■ **Aim of the task**:
Only the lines from the start of the data through the line with "const y = d3.scaleLinear().domain([0,45]).range([yBot,yTop]);" belong in the copy. Restate them word for word, minus the pictures.

══ Record set

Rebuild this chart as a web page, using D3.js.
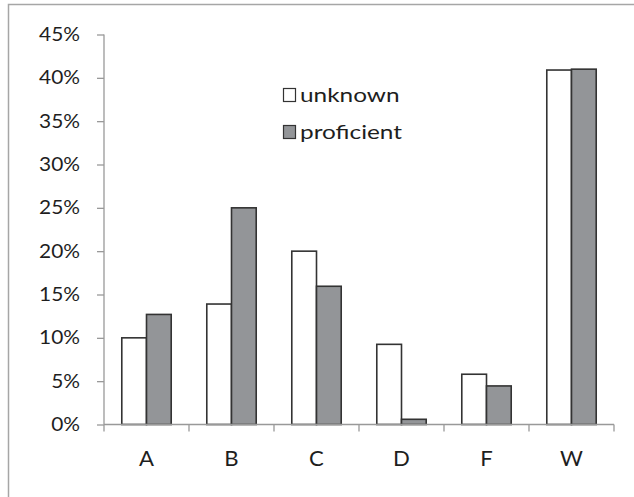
<!DOCTYPE html>
<html><head><meta charset="utf-8">
<script src="https://cdn.jsdelivr.net/npm/d3@7"></script>
<style>body{margin:0;background:#fff}svg{display:block}text{font-family:Lato,"Open Sans",sans-serif;fill:#1e1e1e}</style>
</head><body><svg width="634" height="497"></svg>
<script>
const categories = ["A","B","C","D","F","W"];
const seriesNames = ["unknown","proficient"];
const unknownValues = [10.0, 13.9, 20.0, 9.25, 5.8, 40.9];
const proficientValues = [12.7, 25.0, 15.95, 0.6, 4.45, 41.0];
const yTicks = [0,5,10,15,20,25,30,35,40,45];

const svg = d3.select("svg");
// outer frame (top & left visible)
svg.append("path").attr("d","M8.5,497 L8.5,4.5 L634,4.5").attr("fill","none").attr("stroke","#a6a6a6").attr("stroke-width",1.5);

const x0 = 104, x1 = 614, yTop = 34.5, yBot = 424.5;
const x = d3.scaleBand().domain(categories).range([x0,x1]).paddingInner(0).paddingOuter(0);
const xs = d3.scaleBand().domain(seriesNames).range([0,x.bandwidth()]).paddingInner(0).paddingOuter(0.72);
const y = d3.scaleLinear().domain([0,45]).range([yBot,yTop]);

const gy = svg.append("g").attr("transform",`translate(${x0},0)`)
  .call(d3.axisLeft(y).tickValues(yTicks).tickSize(7).tickPadding(17).tickFormat(d=>d+"%"));
gy.selectAll("path,line").attr("stroke","#999").attr("stroke-width",1.3);
gy.select(".domain").attr("d",`M0,${yTop}V${yBot}`);
gy.selectAll("text").attr("font-size",18.5).attr("font-family","Lato, sans-serif").attr("fill","#1e1e1e")
  .each(function(){
    const t = d3.select(this); const xv = +t.attr("x");
    t.attr("x",0).attr("transform",`translate(${xv},0) scale(1.13,1)`);
  });

const data = categories.map((c,i)=>({c, vals:[unknownValues[i], proficientValues[i]]}));
const fills = ["#ffffff","#939598"];
const g = svg.append("g");
data.forEach(d=>{
  d.vals.forEach((v,j)=>{
    g.append("rect").attr("x",x(d.c)+xs(seriesNames[j])).attr("width",xs.bandwidth())
      .attr("y",y(v)).attr("height",yBot-y(v))
      .attr("fill",fills[j]).attr("stroke","#333").attr("stroke-width",1.6);
  });
});

// x axis with ticks at category boundaries
const gx = svg.append("g").attr("transform",`translate(0,${yBot})`);
gx.append("line").attr("x1",x0).attr("x2",x1).attr("stroke","#999").attr("stroke-width",1.3);
const bounds = categories.map(c=>x(c)).concat([x1]);
gx.selectAll("line.t").data(bounds).enter().append("line").attr("class","t")
  .attr("x1",d=>d).attr("x2",d=>d).attr("y1",0).attr("y2",7).attr("stroke","#999").attr("stroke-width",1.3);
gx.selectAll("text").data(categories).enter().append("text")
  .attr("transform",d=>`translate(${x(d)+x.bandwidth()/2},41) scale(1.08,1)`)
  .attr("text-anchor","middle").attr("font-size",20.5).text(d=>d);

// legend
const leg = svg.append("g");
const legY = [95, 132];
seriesNames.forEach((s,i)=>{
  leg.append("rect").attr("x",283.5).attr("y",legY[i]-6.5).attr("width",12).attr("height",13)
    .attr("fill",fills[i]).attr("stroke","#333").attr("stroke-width",1.2);
  leg.append("text").attr("transform",`translate(300,${legY[i]+6.5}) scale(1.25,1)`).attr("font-size",19.5).text(s);
});
</script></body></html>
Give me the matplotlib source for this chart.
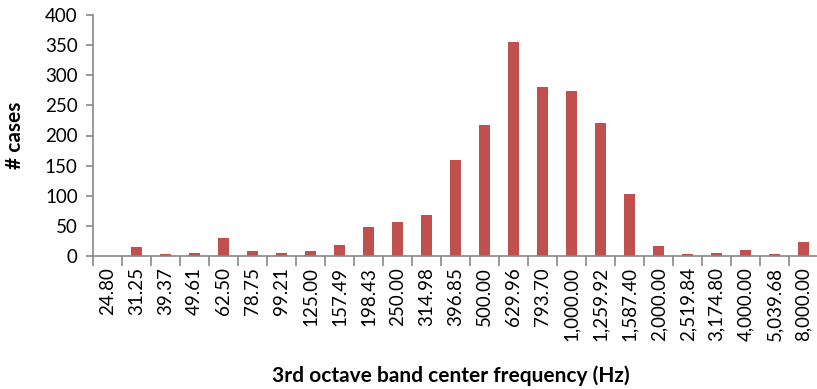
import matplotlib
matplotlib.use("Agg")
import matplotlib.pyplot as plt
import numpy as np

categories = ["24.80", "31.25", "39.37", "49.61", "62.50", "78.75", "99.21", "125.00",
              "157.49", "198.43", "250.00", "314.98", "396.85", "500.00", "629.96",
              "793.70", "1,000.00", "1,259.92", "1,587.40", "2,000.00", "2,519.84",
              "3,174.80", "4,000.00", "5,039.68", "8,000.00"]
cases = [0, 15, 3, 5, 30, 8, 5, 8, 18, 48, 56, 68, 159, 217, 355, 280, 274, 221, 103,
         17, 3, 5, 10, 3, 23]
yticks = [0, 50, 100, 150, 200, 250, 300, 350, 400]

plt.rcParams['font.family'] = ['Lato', 'DejaVu Sans']

fig = plt.figure(figsize=(8.17, 3.89), dpi=100)
ax = fig.add_axes([93/817, 1-256/389, 725/817, 241/389])

x = np.arange(len(categories))
ax.bar(x, cases, width=0.41, color="#C0504D", zorder=2)

ax.set_xlim(-0.5, len(categories)-0.5)
ax.set_ylim(0, 400)
ax.set_yticks(yticks)
ax.set_yticklabels([str(v) for v in yticks], fontsize=13.5)
ax.set_xticks(x)
ax.set_xticklabels(categories, rotation=90, fontsize=13.5)
ax.tick_params(axis='x', which='major', length=0, pad=8)
ax.set_xticks(np.arange(-0.5, len(categories)), minor=True)
ax.tick_params(axis='x', which='minor', length=7, width=1.2, color="#888888", direction='out')
ax.tick_params(axis='y', length=5, width=1.2, color="#888888", direction='out', pad=6)

for s in ['top', 'right']:
    ax.spines[s].set_visible(False)
for s in ['left', 'bottom']:
    ax.spines[s].set_color("#888888")
    ax.spines[s].set_linewidth(1.2)

fig.text(451/817, 1-376/389, "3rd octave band center frequency (Hz)", fontsize=15,
         fontweight='bold', ha='center', va='center')
fig.text(15/817, 1-135/389, "# cases", fontsize=15, fontweight='bold',
         rotation=90, ha='center', va='center')

fig.savefig("out.png", dpi=100)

════

■ **Reply**:
Rebuild this chart as a web page, using D3.js.
<!DOCTYPE html>
<html><head><meta charset="utf-8">
<script src="https://cdn.jsdelivr.net/npm/d3@7"></script>
<style>body{margin:0;background:#fff}svg{display:block}text{font-family:Lato,"Open Sans",sans-serif;fill:#1e1e1e}</style>
</head><body><svg width="634" height="497"></svg>
<script>
const categories = ["A","B","C","D","F","W"];
const seriesNames = ["unknown","proficient"];
const unknownValues = [10.0, 13.9, 20.0, 9.25, 5.8, 40.9];
const proficientValues = [12.7, 25.0, 15.95, 0.6, 4.45, 41.0];
const yTicks = [0,5,10,15,20,25,30,35,40,45];

const svg = d3.select("svg");
// outer frame (top & left visible)
svg.append("path").attr("d","M8.5,497 L8.5,4.5 L634,4.5").attr("fill","none").attr("stroke","#a6a6a6").attr("stroke-width",1.5);

const x0 = 104, x1 = 614, yTop = 34.5, yBot = 424.5;
const x = d3.scaleBand().domain(categories).range([x0,x1]).paddingInner(0).paddingOuter(0);
const xs = d3.scaleBand().domain(seriesNames).range([0,x.bandwidth()]).paddingInner(0).paddingOuter(0.72);
const y = d3.scaleLinear().domain([0,45]).range([yBot,yTop]);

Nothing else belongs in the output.